Month: June 2024

Background Briefing: June 5, 2024


Legal Challenges to Biden’s EO on Closing the Border

We begin with the ACLU threatening to take the administration to court in response to Biden’s Executive Order to close the border in the event there is a flood of immigrants seeking asylum. Joining us to discuss the battle ahead in the courts is Aaron Reichlin-Melnick, Policy Director at the American Immigration Council where he directs the Council’s administrative and legislative advocacy effort and works on border and immigration court issues.

 

Agreements and Disagreements Between Americans and Europeans on China, the Wars in Ukraine and Gaza and European Security 

Then, with President Biden in France for tomorrow’s D Day remembrance followed next week by a G-7 summit in Italy then 3 weeks later the 75th anniversary of NATO in Washington, we look into relations between Western Europe and the United States in terms of issues like Ukraine, Gaza, China and  European security. Joining us is Mark Hannah, a senior fellow at the Institute for Global Affairs a nonprofit public education organization at the Eurasia Group and the creator and host of its “None Of The Above” podcast. Mark is a political partner at the Truman National Security Project and he teaches at New York University.
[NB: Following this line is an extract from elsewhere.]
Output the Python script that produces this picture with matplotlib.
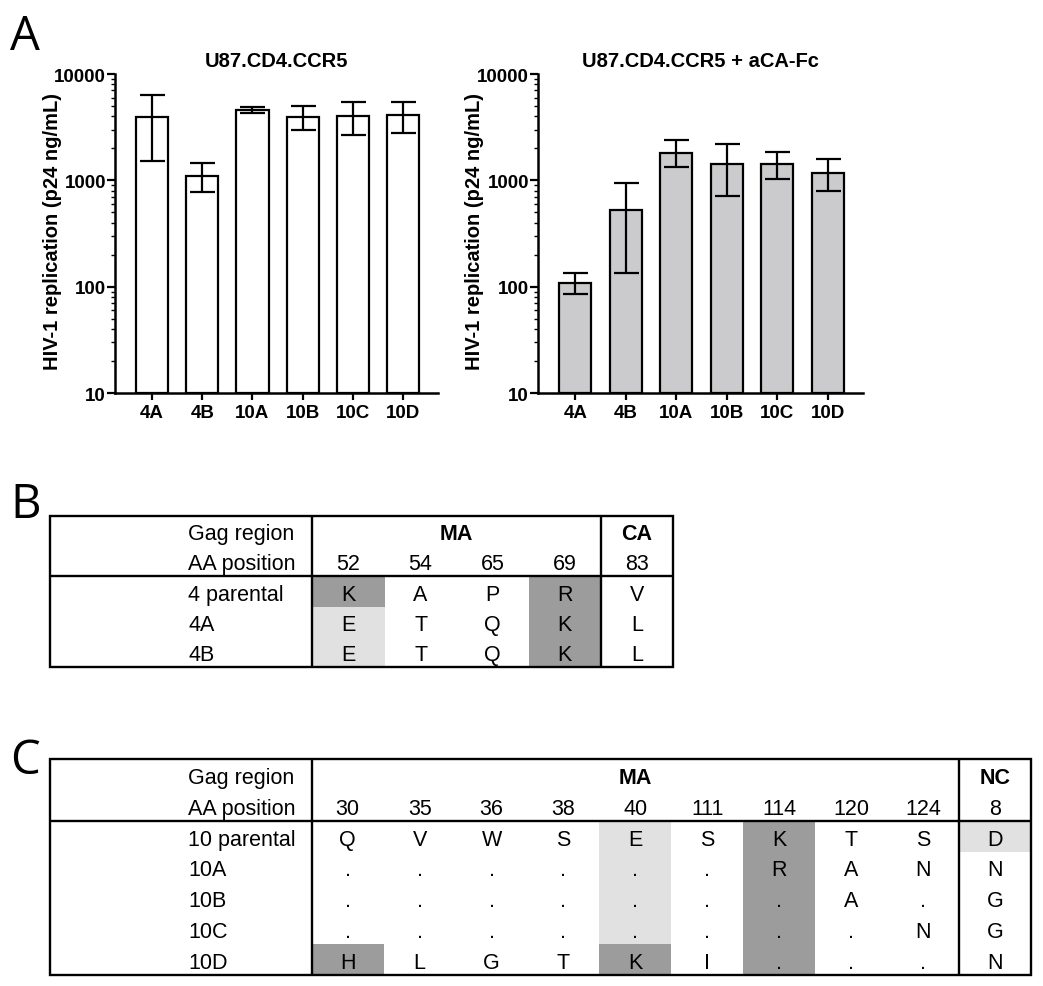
import numpy as np
import matplotlib
matplotlib.use('Agg')
import matplotlib.pyplot as plt
from matplotlib.patches import Rectangle
from matplotlib.ticker import LogLocator, NullFormatter

plt.rcParams['font.family'] = ['Liberation Sans', 'DejaVu Sans']

# Panel A data (p24 ng/mL), mean with lower / upper ends of the error bars
strains = ['4A', '4B', '10A', '10B', '10C', '10D']
rep_mean = [3900, 1100, 4550, 3900, 4000, 4100]
rep_lo = [1530, 780, 4270, 2950, 2650, 2800]
rep_hi = [6300, 1470, 4870, 4970, 5500, 5500]
fc_mean = [108, 530, 1820, 1430, 1430, 1180]
fc_lo = [86, 135, 1330, 715, 1020, 800]
fc_hi = [135, 950, 2420, 2200, 1850, 1580]
y_ticks = [10, 100, 1000, 10000]

# Panel B table
b_regions = ['MA', 'CA']
b_spans = [4, 1]
b_positions = ['52', '54', '65', '69', '83']
b_names = ['4 parental', '4A', '4B']
b_rows = [['K', 'A', 'P', 'R', 'V'],
          ['E', 'T', 'Q', 'K', 'L'],
          ['E', 'T', 'Q', 'K', 'L']]
b_shade = ['D..D.', 'L..D.', 'L..D.']

# Panel C table
c_regions = ['MA', 'NC']
c_spans = [9, 1]
c_positions = ['30', '35', '36', '38', '40', '111', '114', '120', '124', '8']
c_names = ['10 parental', '10A', '10B', '10C', '10D']
c_rows = [['Q', 'V', 'W', 'S', 'E', 'S', 'K', 'T', 'S', 'D'],
          ['.', '.', '.', '.', '.', '.', 'R', 'A', 'N', 'N'],
          ['.', '.', '.', '.', '.', '.', '.', 'A', '.', 'G'],
          ['.', '.', '.', '.', '.', '.', '.', '.', 'N', 'G'],
          ['H', 'L', 'G', 'T', 'K', 'I', '.', '.', '.', 'N']]
c_shade = ['....L.D..L', '....L.D...', '....L.D...', '....L.D...', 'D...D.D...']

SHADES = {'D': '#9c9c9c', 'L': '#e1e1e1'}
LABEL_W = 3.64
LABEL_X = -1.72
TXT = 15.5
LW = 1.7

fig = plt.figure(figsize=(10.43, 9.87), dpi=100)


def bar_panel(rect, mean, lo, hi, color, title):
    ax = fig.add_axes(rect)
    x = np.arange(len(strains))
    mean = np.array(mean, float)
    ax.set_yscale('log')
    ax.bar(x, mean - 10, bottom=10, width=0.64, color=color,
           edgecolor='black', linewidth=1.6, zorder=2)
    err = [mean - np.array(lo), np.array(hi) - mean]
    ax.errorbar(x, mean, yerr=err, fmt='none', ecolor='black',
                elinewidth=1.6, capsize=9, capthick=1.6, zorder=3)
    ax.set_ylim(10, 10000)
    ax.set_xlim(-0.74, 5.70)
    ax.set_yticks(y_ticks, labels=[str(t) for t in y_ticks])
    ax.yaxis.set_minor_locator(LogLocator(base=10, subs=np.arange(2, 10)))
    ax.yaxis.set_minor_formatter(NullFormatter())
    ax.set_xticks(x, strains)
    for lab in ax.get_xticklabels() + ax.get_yticklabels():
        lab.set_fontweight('bold')
        lab.set_fontsize(13.5)
    ax.tick_params(axis='y', which='major', length=6, width=1.6, pad=0.5)
    ax.tick_params(axis='y', which='minor', length=3, width=1.0)
    ax.tick_params(axis='x', length=5, width=1.6, pad=3)
    for s in ['top', 'right']:
        ax.spines[s].set_visible(False)
    for s in ['left', 'bottom']:
        ax.spines[s].set_linewidth(1.8)
    ax.set_title(title, fontsize=14.5, fontweight='bold', pad=5.5)
    ax.set_ylabel('HIV-1 replication (p24 ng/mL)', fontsize=14.5,
                  fontweight='bold', va='center')
    ax.yaxis.set_label_coords(-0.195, 0.51)
    return ax


bar_panel([0.1103, 0.6008, 0.3097, 0.3232], rep_mean, rep_lo, rep_hi,
          'white', 'U87.CD4.CCR5')
bar_panel([0.5158, 0.6008, 0.3116, 0.3232], fc_mean, fc_lo, fc_hi,
          '#cbcbcd', 'U87.CD4.CCR5 + aCA-Fc')


def draw_table(rect, regions, spans, positions, names, rows, shade):
    ax = fig.add_axes(rect)
    ncol = len(positions)
    nrow = len(names) + 2
    ax.set_xlim(-LABEL_W, ncol)
    ax.set_ylim(nrow, 0)
    ax.axis('off')
    base = 0.77
    for r, line in enumerate(shade):
        for c, s in enumerate(line):
            if s in SHADES:
                ax.add_patch(Rectangle((c, r + 2), 1, 1, facecolor=SHADES[s],
                                       linewidth=0, zorder=1))
    ax.text(LABEL_X, base, 'Gag region', ha='left', va='baseline', fontsize=TXT)
    ax.text(LABEL_X, 1 + base, 'AA position', ha='left', va='baseline', fontsize=TXT)
    start = 0
    for reg, sp in zip(regions, spans):
        ax.text(start + sp / 2, base, reg, ha='center', va='baseline',
                fontsize=TXT, fontweight='bold')
        start += sp
        if start < ncol:
            ax.plot([start, start], [0, nrow], color='black', lw=LW,
                    solid_capstyle='butt', zorder=3)
    for c, p in enumerate(positions):
        ax.text(c + 0.5, 1 + base, p, ha='center', va='baseline', fontsize=TXT)
    for r, (name, vals) in enumerate(zip(names, rows)):
        ax.text(LABEL_X, r + 2 + base, name, ha='left', va='baseline', fontsize=TXT)
        for c, v in enumerate(vals):
            ax.text(c + 0.5, r + 2 + base, v, ha='center', va='baseline',
                    fontsize=TXT, zorder=4)
    ax.plot([0, 0], [0, nrow], color='black', lw=LW, solid_capstyle='butt', zorder=3)
    ax.plot([-LABEL_W, ncol], [2, 2], color='black', lw=LW,
            solid_capstyle='butt', zorder=3)
    ax.add_patch(Rectangle((-LABEL_W, 0), LABEL_W + ncol, nrow, fill=False,
                           edgecolor='black', linewidth=LW, clip_on=False, zorder=3))


draw_table([0.0479, 0.3232, 0.5973, 0.1530], b_regions, b_spans, b_positions,
           b_names, b_rows, b_shade)
draw_table([0.0479, 0.0111, 0.9406, 0.2188], c_regions, c_spans, c_positions,
           c_names, c_rows, c_shade)

for letter, ypix in [('A', 50), ('B', 518), ('C', 774)]:
    fig.text(10 / 1043, 1 - ypix / 987, letter, fontsize=34,
             family=['Open Sans', 'DejaVu Sans'], va='baseline', ha='left')

fig.savefig('out.png', dpi=100)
He just led a new survey at the Institute for Global Affairs, “The New Atlanticism: Where Americans and Western Europeans Agree and Disagree About Democracy, Wars in Ukraine and Gaza, China, and European Security” which we discuss.

 

An Assessment of the Results of the Elections in India

Then we assess the results of the elections in India followed by an analysis of India’s foreign policy choices ahead as China and Russia grow closer and speak with Dr. Sumit Ganguly, who holds the Rabindranath Tagore Chair in Indian Cultures and Civilizations at Indiana University. His books include India Since 1980, India, Pakistan, and the Bomb: Debating Nuclear Stability in South Asia and his latest book is The Oxford Handbook of India’s National Security. We discuss his article at The Conversation, “Modi’s narrow win suggests Indian voters saw through religious rhetoric, opting instead to curtail his political power.”

 

India’s Foreign Policy Choices as Russia and China Grow Closer

Then finally we speak with Andrew Latham, a professor of international relations at Macalester College in St. Paul, Minnesota specializing in the politics of international conflict and security. He was formerly the Nonproliferation, Arms Control, and Disarmament Fellow at the Canadian Department of Foreign Affairs and International Trade, and a lecturer at the Canadian Armed Forces School of Aerospace Studies. We discuss his article at Responsible Statecraft published before the election, “What an even stronger Modi might mean for US-India relations.”